— start of Records for the exercise —
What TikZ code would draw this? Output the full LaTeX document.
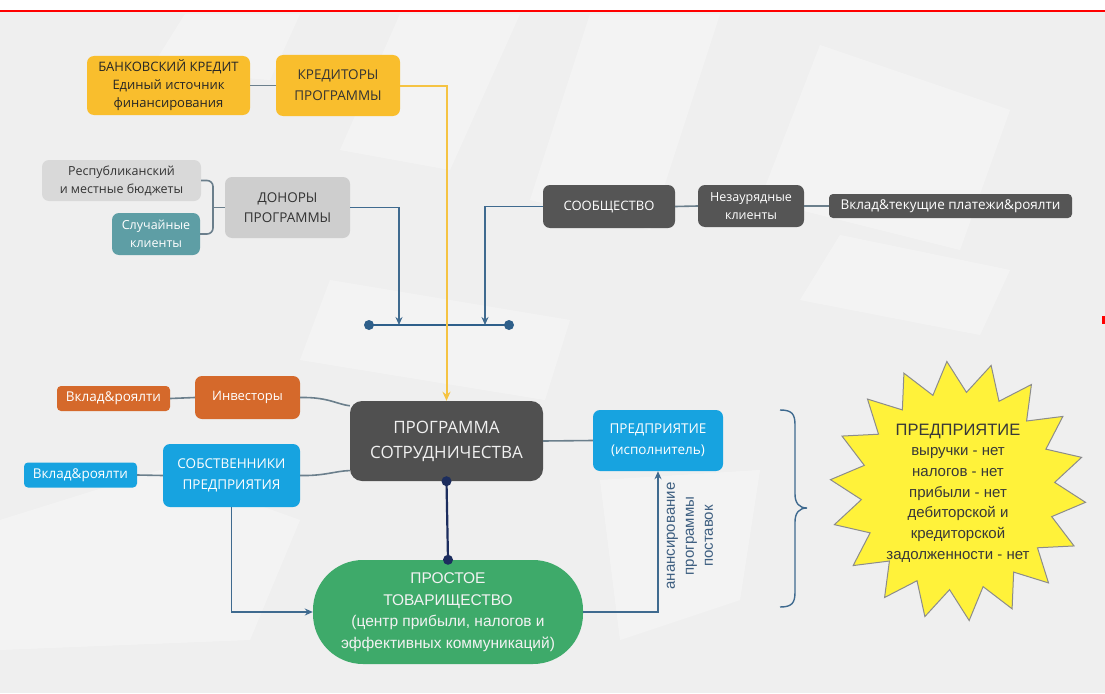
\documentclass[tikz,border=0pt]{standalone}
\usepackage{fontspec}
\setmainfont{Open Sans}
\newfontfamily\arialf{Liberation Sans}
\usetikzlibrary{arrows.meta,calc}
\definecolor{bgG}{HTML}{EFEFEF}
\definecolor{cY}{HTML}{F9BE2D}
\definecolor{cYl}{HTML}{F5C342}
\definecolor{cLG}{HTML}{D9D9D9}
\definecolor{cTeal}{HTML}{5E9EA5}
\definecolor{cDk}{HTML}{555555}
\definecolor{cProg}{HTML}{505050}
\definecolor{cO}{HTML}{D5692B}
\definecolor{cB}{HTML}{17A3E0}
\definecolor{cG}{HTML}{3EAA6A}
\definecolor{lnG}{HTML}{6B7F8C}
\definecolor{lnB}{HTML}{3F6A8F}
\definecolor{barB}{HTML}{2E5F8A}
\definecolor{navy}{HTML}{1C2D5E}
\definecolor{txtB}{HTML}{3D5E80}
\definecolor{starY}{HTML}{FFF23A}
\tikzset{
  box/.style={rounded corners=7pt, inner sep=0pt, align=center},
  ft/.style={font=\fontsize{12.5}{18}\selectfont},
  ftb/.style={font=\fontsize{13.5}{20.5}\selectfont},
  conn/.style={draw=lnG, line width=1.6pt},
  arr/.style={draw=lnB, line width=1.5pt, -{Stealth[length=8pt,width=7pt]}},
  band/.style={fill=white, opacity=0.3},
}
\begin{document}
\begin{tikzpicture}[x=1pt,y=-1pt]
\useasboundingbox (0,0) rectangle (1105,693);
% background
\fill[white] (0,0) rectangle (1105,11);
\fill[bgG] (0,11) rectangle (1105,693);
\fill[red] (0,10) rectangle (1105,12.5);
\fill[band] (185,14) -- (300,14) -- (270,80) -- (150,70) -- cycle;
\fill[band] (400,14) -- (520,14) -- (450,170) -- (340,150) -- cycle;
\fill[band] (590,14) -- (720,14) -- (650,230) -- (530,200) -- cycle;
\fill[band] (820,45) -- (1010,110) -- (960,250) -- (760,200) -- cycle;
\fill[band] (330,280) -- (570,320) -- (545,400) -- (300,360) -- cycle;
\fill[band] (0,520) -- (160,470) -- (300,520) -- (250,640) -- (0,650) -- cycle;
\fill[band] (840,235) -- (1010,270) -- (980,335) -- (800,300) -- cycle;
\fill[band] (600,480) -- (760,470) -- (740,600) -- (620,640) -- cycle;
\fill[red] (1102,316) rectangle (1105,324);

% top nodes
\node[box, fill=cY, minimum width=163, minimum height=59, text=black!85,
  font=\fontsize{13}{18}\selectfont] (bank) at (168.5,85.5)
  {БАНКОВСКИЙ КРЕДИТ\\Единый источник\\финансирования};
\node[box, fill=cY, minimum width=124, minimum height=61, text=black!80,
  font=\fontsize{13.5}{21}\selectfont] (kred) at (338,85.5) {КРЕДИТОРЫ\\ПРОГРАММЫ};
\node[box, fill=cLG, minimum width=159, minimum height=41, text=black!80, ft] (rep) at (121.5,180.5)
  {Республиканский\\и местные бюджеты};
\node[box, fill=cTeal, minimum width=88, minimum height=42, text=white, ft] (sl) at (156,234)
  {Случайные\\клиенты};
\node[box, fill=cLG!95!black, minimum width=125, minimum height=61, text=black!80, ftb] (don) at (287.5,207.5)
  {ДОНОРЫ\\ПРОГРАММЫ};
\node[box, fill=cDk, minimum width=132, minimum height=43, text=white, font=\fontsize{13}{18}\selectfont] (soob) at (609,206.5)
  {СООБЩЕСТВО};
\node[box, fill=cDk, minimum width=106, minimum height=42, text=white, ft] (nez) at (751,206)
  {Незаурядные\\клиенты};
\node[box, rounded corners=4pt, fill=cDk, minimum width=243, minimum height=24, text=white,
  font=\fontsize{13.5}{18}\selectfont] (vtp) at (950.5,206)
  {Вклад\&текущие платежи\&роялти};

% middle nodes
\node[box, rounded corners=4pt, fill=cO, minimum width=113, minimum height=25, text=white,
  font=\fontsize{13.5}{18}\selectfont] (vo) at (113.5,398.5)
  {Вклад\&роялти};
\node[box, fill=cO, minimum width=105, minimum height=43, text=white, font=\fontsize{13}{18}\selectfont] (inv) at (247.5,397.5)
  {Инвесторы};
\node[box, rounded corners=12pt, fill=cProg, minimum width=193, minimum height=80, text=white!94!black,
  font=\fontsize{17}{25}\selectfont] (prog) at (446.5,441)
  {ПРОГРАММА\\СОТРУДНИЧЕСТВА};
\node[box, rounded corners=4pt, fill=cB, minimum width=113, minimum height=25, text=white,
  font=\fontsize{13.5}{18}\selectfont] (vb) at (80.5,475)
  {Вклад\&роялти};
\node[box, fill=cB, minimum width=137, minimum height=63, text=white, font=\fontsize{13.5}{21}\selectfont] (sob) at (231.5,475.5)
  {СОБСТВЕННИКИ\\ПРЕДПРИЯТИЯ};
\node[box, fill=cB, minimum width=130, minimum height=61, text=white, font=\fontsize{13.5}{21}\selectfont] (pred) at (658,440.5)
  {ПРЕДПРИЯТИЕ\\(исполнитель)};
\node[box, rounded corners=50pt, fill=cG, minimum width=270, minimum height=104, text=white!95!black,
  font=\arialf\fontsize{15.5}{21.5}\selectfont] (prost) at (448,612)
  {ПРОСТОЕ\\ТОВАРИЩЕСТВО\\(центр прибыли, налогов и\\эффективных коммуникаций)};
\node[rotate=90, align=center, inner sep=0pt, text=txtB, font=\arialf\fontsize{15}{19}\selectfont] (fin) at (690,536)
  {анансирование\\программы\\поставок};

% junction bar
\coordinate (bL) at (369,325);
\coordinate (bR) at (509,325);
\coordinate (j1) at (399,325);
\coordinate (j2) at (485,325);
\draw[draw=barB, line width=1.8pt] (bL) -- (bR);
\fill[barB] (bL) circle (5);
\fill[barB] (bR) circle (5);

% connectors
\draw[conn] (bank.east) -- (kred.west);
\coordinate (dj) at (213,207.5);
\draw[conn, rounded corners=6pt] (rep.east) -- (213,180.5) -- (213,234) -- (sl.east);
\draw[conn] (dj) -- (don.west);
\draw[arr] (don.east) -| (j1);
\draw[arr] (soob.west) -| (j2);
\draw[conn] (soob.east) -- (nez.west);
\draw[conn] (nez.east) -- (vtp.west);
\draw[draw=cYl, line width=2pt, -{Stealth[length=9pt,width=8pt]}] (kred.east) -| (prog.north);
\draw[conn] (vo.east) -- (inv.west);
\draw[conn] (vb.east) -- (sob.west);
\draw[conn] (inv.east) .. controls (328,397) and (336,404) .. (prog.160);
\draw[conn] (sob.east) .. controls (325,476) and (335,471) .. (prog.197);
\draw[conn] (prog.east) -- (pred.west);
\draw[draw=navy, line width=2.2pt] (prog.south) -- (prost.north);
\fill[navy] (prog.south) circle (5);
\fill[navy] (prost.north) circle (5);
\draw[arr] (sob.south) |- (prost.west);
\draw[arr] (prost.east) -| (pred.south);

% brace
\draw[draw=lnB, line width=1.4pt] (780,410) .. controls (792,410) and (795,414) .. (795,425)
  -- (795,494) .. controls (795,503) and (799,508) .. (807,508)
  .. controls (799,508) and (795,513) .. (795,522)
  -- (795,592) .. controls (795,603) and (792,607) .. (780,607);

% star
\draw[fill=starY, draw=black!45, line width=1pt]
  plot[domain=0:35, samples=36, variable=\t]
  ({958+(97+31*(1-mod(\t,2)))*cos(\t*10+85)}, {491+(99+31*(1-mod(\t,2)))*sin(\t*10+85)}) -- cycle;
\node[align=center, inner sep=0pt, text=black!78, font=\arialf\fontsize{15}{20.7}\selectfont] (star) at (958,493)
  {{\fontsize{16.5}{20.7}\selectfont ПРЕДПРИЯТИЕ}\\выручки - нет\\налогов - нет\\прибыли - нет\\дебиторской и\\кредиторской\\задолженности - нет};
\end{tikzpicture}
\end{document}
— end of Records for the exercise —
— start of Records for the exercise —
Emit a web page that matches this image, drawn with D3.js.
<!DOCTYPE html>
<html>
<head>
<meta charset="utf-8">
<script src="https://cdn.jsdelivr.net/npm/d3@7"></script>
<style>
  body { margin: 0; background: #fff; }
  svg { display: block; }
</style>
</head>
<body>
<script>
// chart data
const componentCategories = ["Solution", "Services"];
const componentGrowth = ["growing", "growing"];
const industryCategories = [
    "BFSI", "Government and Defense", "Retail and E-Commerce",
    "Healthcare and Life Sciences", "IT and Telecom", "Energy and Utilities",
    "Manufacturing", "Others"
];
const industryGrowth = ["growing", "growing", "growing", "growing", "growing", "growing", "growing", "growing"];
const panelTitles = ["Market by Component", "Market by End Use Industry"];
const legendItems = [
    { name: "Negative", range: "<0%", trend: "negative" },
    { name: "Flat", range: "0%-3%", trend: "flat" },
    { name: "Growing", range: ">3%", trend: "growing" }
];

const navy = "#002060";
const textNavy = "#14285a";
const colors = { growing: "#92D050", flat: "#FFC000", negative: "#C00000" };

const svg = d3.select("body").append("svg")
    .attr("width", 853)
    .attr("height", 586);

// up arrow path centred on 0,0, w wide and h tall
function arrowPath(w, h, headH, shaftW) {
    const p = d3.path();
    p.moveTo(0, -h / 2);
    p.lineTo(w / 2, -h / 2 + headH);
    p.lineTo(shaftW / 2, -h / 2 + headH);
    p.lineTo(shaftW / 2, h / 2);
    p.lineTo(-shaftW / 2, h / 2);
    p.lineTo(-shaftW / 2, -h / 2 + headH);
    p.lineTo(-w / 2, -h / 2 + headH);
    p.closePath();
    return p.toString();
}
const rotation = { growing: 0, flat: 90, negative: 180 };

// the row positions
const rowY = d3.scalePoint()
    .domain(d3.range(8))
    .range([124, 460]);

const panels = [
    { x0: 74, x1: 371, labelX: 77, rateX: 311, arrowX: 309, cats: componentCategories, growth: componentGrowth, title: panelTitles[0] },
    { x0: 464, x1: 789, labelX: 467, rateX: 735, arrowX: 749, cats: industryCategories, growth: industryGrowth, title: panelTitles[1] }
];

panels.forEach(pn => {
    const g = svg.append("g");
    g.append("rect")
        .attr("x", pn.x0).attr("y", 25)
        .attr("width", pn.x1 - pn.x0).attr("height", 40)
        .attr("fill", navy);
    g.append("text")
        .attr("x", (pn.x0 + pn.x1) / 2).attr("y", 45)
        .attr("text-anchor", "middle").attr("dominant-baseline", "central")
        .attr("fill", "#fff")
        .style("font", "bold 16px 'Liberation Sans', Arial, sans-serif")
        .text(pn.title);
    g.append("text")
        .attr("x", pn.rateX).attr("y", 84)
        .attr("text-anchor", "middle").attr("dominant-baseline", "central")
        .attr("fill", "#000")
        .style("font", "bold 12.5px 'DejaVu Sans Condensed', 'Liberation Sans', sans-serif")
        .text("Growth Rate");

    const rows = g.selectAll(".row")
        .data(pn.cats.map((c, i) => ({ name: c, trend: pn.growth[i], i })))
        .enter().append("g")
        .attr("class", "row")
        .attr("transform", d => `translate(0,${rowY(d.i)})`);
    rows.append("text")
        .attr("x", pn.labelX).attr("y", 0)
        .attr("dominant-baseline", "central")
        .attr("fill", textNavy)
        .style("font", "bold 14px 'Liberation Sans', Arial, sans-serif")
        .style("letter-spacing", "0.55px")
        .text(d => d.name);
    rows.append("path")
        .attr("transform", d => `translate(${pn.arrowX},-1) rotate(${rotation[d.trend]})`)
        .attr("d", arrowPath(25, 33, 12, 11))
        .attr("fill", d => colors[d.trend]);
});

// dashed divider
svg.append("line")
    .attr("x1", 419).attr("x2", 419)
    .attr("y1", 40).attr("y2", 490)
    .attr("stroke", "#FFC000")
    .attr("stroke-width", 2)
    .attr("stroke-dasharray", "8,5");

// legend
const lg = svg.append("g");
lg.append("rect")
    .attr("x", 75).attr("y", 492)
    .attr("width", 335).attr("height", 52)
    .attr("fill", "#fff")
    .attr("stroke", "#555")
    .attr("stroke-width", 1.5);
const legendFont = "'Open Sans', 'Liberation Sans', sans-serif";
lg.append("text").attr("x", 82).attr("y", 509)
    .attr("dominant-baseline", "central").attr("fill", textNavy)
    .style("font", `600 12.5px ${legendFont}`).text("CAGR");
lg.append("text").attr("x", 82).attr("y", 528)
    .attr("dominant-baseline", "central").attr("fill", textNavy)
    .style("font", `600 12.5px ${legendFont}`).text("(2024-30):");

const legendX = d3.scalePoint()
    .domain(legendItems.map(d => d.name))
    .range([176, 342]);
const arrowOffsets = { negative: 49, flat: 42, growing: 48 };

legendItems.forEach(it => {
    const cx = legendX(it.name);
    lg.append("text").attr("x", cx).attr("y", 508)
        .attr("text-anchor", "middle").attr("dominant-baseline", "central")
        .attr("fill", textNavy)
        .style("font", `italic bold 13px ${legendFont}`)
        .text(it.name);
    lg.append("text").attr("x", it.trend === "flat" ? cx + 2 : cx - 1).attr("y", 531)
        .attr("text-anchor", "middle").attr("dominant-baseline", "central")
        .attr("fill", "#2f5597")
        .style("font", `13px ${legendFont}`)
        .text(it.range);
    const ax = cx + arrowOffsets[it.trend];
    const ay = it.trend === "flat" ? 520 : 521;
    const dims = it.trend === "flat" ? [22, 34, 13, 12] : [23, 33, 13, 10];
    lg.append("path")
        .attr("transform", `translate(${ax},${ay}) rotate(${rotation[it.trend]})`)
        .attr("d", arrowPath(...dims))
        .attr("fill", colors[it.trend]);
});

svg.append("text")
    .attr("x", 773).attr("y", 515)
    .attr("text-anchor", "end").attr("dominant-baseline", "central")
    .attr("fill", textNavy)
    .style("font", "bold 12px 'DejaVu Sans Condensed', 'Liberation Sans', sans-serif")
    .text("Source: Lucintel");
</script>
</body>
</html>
— end of Records for the exercise —
Aim of the task: Using the data above, set down each line from the line with "What TikZ code" to the line with "(1102,316) rectangle (1105,324);" exactly, both ends included, and leave the pictures behind. Nothing else belongs.

Answer to the exercise:
What TikZ code would draw this? Output the full LaTeX document.
\documentclass[tikz,border=0pt]{standalone}
\usepackage{fontspec}
\setmainfont{Open Sans}
\newfontfamily\arialf{Liberation Sans}
\usetikzlibrary{arrows.meta,calc}
\definecolor{bgG}{HTML}{EFEFEF}
\definecolor{cY}{HTML}{F9BE2D}
\definecolor{cYl}{HTML}{F5C342}
\definecolor{cLG}{HTML}{D9D9D9}
\definecolor{cTeal}{HTML}{5E9EA5}
\definecolor{cDk}{HTML}{555555}
\definecolor{cProg}{HTML}{505050}
\definecolor{cO}{HTML}{D5692B}
\definecolor{cB}{HTML}{17A3E0}
\definecolor{cG}{HTML}{3EAA6A}
\definecolor{lnG}{HTML}{6B7F8C}
\definecolor{lnB}{HTML}{3F6A8F}
\definecolor{barB}{HTML}{2E5F8A}
\definecolor{navy}{HTML}{1C2D5E}
\definecolor{txtB}{HTML}{3D5E80}
\definecolor{starY}{HTML}{FFF23A}
\tikzset{
  box/.style={rounded corners=7pt, inner sep=0pt, align=center},
  ft/.style={font=\fontsize{12.5}{18}\selectfont},
  ftb/.style={font=\fontsize{13.5}{20.5}\selectfont},
  conn/.style={draw=lnG, line width=1.6pt},
  arr/.style={draw=lnB, line width=1.5pt, -{Stealth[length=8pt,width=7pt]}},
  band/.style={fill=white, opacity=0.3},
}
\begin{document}
\begin{tikzpicture}[x=1pt,y=-1pt]
\useasboundingbox (0,0) rectangle (1105,693);
% background
\fill[white] (0,0) rectangle (1105,11);
\fill[bgG] (0,11) rectangle (1105,693);
\fill[red] (0,10) rectangle (1105,12.5);
\fill[band] (185,14) -- (300,14) -- (270,80) -- (150,70) -- cycle;
\fill[band] (400,14) -- (520,14) -- (450,170) -- (340,150) -- cycle;
\fill[band] (590,14) -- (720,14) -- (650,230) -- (530,200) -- cycle;
\fill[band] (820,45) -- (1010,110) -- (960,250) -- (760,200) -- cycle;
\fill[band] (330,280) -- (570,320) -- (545,400) -- (300,360) -- cycle;
\fill[band] (0,520) -- (160,470) -- (300,520) -- (250,640) -- (0,650) -- cycle;
\fill[band] (840,235) -- (1010,270) -- (980,335) -- (800,300) -- cycle;
\fill[band] (600,480) -- (760,470) -- (740,600) -- (620,640) -- cycle;
\fill[red] (1102,316) rectangle (1105,324);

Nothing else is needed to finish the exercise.